“Profetizar é tão difícil para trás como para diante. O que
aconteceu esclarece-nos bem pouco sobre o que teria acontecido. Quando se diz
que outra medida teria estas ou aquelas consequências, subentende-se que é tudo
o mais se passando como se passou.”
O alerta de Joaquim Nabuco dizia
respeito à dinâmica dos projetos de abolição da escravatura, mas joga luz sobre
o que teria acontecido com o governo Bolsonaro se
a pandemia não tivesse ocorrido. Nabuco raciocinava em termos de contrafactuais
e mecanismos: para eventos singulares o suposto do ceteris paribus (“tudo o
mais constante”) seria insustentável.
Feito o alerta, podemos fazer a conjetura que na ausência da
pandemia o principal evento recente —a formação de uma base parlamentar do
governo— teria ocorrido de qualquer forma, pois foi deflagrado em resposta à
janela que se abriu para o impeachment.
Afinal, então, quais os principais impactos da
pandemia?
O primeiro é que desmantelou a agenda pública: sai costumes,
corrupção, segurança, reformas, entra crise sanitária e seus efeitos. O cenário
de uma conflagração social desestabilizante causou pânico: Bolsonaro
mimetizou Trump que
tomou medidas cavalares na dose ao mesmo tempo em que fazia pouco caso da
pandemia.
As declarações recentes de Bob Woodward
confirmam a
previsão já feita anteriormente. Haverá guerra de narrativas: a do
estadista —a referência aqui será Churchill para quem a verdade seria “tão
preciosa que deve ser blindada por mentiras”—; e a do tirano irresponsável —em
que opositores irão brandir as mortes que poderiam ser evitadas.
O segundo impacto é um efeito não antecipado: o remédio
anticaos (o auxílio) revelou-se crucial para a popularidade presidencial.
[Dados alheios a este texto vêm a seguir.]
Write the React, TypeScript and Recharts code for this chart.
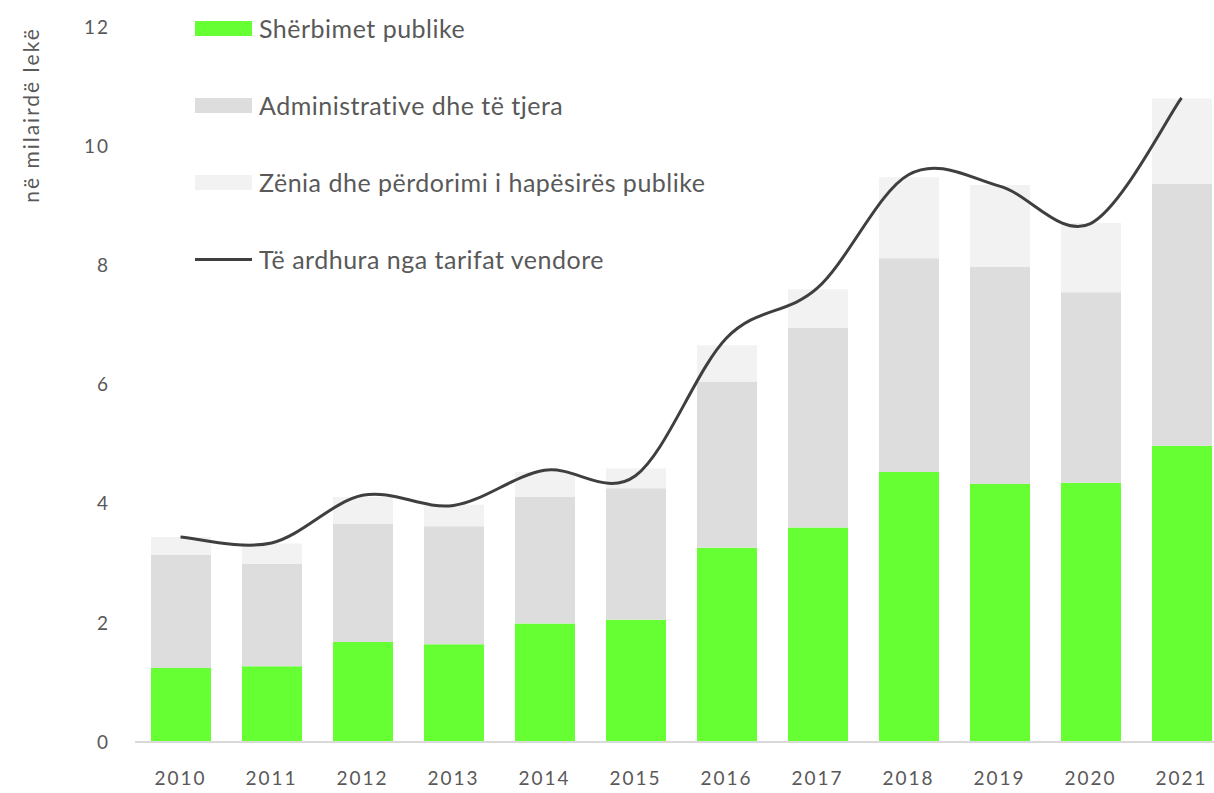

O
terceiro é consequência do primeiro e terá efeito retardado: a agenda pública
passa a ser vertebrada, como no passado recente, em termos de “quem redistribui
mais e melhor”. Sai a cacofonia hiperpolitizada e de costumes, entra o Renda
Brasil.
Especula-se com base na assimetria cognitiva entre perdas e
ganhos, identificada por Kahneman e Tversky, que a “super-reação” ao fim do
auxílio anulará os benefícios gerados. Improvável: ele será descontinuado pelo
seu próprio criador, não é um direito estabelecido (entitlement, no jargão) e
foi anunciado como temporário.
Isso não quer dizer, no entanto, que desemprego, pressões
inflacionárias e queda da renda não terão consequências políticas. Mas aqui é o
clássico “voto econômico” da literatura que seguramente terá impacto decisivo,
mas gradativo. Quanto mais perto do fim (eleição) maior forte a lembrança do
sofrimento econômico. Como
nas colonoscopias, segundo Kahneman.
Marcus André Melo
Professor da Universidade Federal de Pernambuco e
ex-professor visitante do MIT e da Universidade Yale (EUA).